Quattordici persone sono state arrestate a Roma con l'accusa di aver permesso l'introduzione nel carcere di Velletri di droga, cellulari e schede telefoniche da destinare ai detenuti. Tra i coinvolti anche un agente della polizia penitenziaria e un infermiere in servizio all'interno del carcere. Perquisizioni anche negli istituti di pena di Civitavecchia, Frosinone, Rebibbia, Regina Coeli, Campobasso, Viterbo e Spoleto.
"Siamo in tre in cella e parliamo tutti al cellulare" - "Adesso in cella siamo in tre, tutti e tre a parlare al telefono". Questo il testo di una delle numerose intercettazioni effettuate dai carabinieri nell'ambito dell'inchiesta. Nei quattro mesi di intercettazioni telefoniche ed ambientali, i militari sono riusciti anche a sventare il progetto di un'evasione dall'istituto penitenziario di Velletri.
"Pizzini" per far entrare in carcere cellulari e droga - Non erano solo i cellulari i "mezzi di comunicazione" usati all'interno del penitenziario: durante l'operazione "Input" sono stati infatti rinvenuti anche numerosi "pizzini" con i quali un detenuto chiede allo zio di portargli cellulari e farmaci. "Qui c'è un infermiere che mi viaggia già - scrive il nipote -, gli do il tuo numero. Devi farmi entrare un telefono piccolissimo con due schede e un po' di pasticche...".

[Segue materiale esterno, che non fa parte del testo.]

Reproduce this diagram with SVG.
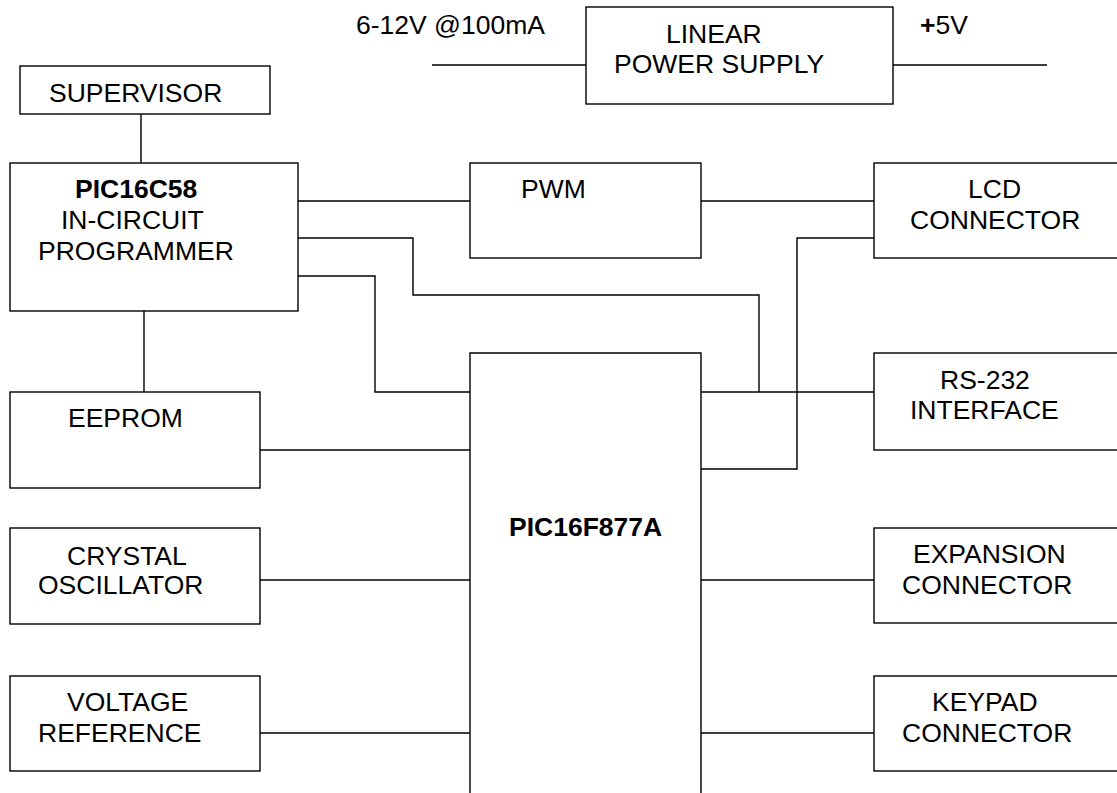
<svg xmlns="http://www.w3.org/2000/svg" width="1117" height="793" viewBox="0 0 1117 793">
<style>
.box{fill:none;stroke:#000;stroke-width:1.4}
.w{fill:none;stroke:#000;stroke-width:1.4}
text{font-family:"Liberation Sans",Arial,sans-serif;font-size:26.5px;fill:#000}
.b{font-weight:bold}
</style>
<rect width="1117" height="793" fill="#fff"/>
<g id="connectors">
<path class="w" d="M432 65H586M893 65H1047"/>
<path class="w" d="M141 114V163M144 311V392"/>
<path class="w" d="M298 201H470M701 201H874"/>
<path class="w" d="M298 238H413V295H759V392"/>
<path class="w" d="M298 276H375V392H470"/>
<path class="w" d="M701 392H874"/>
<path class="w" d="M874 238H797V469H701"/>
<path class="w" d="M260 450H470M260 580H470M260 733H470"/>
<path class="w" d="M701 580H874M701 733H874"/>
</g>
<g id="power-input-label"><text x="356" y="34">6-12V @100mA</text></g>
<g id="power-output-label"><text x="920" y="34"><tspan class="b">+</tspan>5V</text></g>
<g id="power-supply"><rect class="box" x="586" y="7" width="307" height="97"/><text x="666" y="43">LINEAR</text><text x="614" y="73">POWER SUPPLY</text></g>
<g id="supervisor"><rect class="box" x="20" y="66" width="250" height="48"/><text x="49" y="102">SUPERVISOR</text></g>
<g id="programmer"><rect class="box" x="10" y="163" width="288" height="148"/><text class="b" x="75" y="198">PIC16C58</text><text x="61" y="229">IN-CIRCUIT</text><text x="38" y="260">PROGRAMMER</text></g>
<g id="pwm"><rect class="box" x="470" y="163" width="231" height="95"/><text x="521" y="198">PWM</text></g>
<g id="lcd"><rect class="box" x="874" y="163" width="260" height="95"/><text x="968" y="198">LCD</text><text x="910" y="229">CONNECTOR</text></g>
<g id="mcu"><path class="w" d="M470 800V353H701V800"/><text class="b" x="509" y="536">PIC16F877A</text></g>
<g id="rs232"><rect class="box" x="874" y="353" width="260" height="97"/><text x="940" y="389">RS-232</text><text x="910" y="419">INTERFACE</text></g>
<g id="eeprom"><rect class="box" x="10" y="392" width="250" height="96"/><text x="68" y="427">EEPROM</text></g>
<g id="crystal"><rect class="box" x="10" y="528" width="250" height="96"/><text x="67" y="565">CRYSTAL</text><text x="38" y="594">OSCILLATOR</text></g>
<g id="vref"><rect class="box" x="10" y="676" width="250" height="95"/><text x="67" y="711">VOLTAGE</text><text x="38" y="742">REFERENCE</text></g>
<g id="expansion"><rect class="box" x="874" y="528" width="260" height="95"/><text x="913" y="563">EXPANSION</text><text x="902" y="594">CONNECTOR</text></g>
<g id="keypad"><rect class="box" x="874" y="676" width="260" height="95"/><text x="932" y="711">KEYPAD</text><text x="902" y="742">CONNECTOR</text></g>
</svg>
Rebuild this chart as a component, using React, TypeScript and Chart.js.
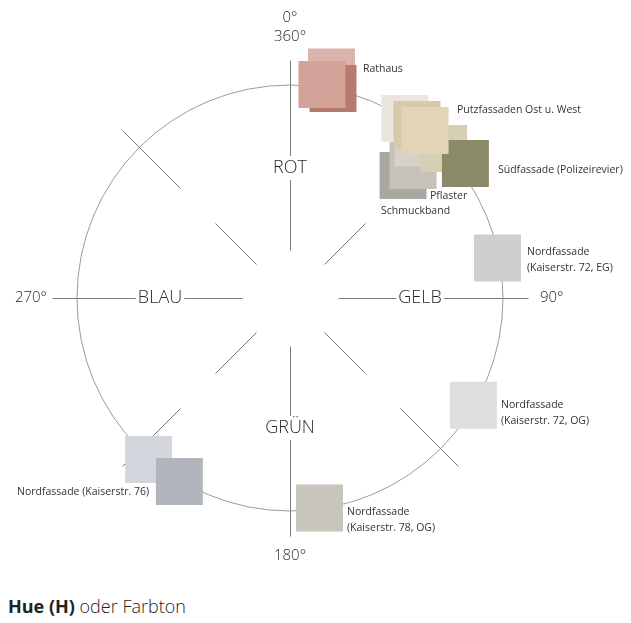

Procuratore Velletri: "Preoccupa diffusione fenomeno" - "C'è preoccupazione per la potenziale diffusione del fenomeno. Sorprende la facilità con cui i detenuti riuscivano a introdurre droga e cellulari in carcere". Queste le parole del procuratore di Velletri, Francesco Prete. "Non si possono escludere fenomeni analoghi altrove. Di sicuro sono stati riscontrati a Velletri, Rebibbia e Viterbo", ha quindi aggiunto il procuratore prevedendo sviluppi dell'indagine anche in altre carceri italiane.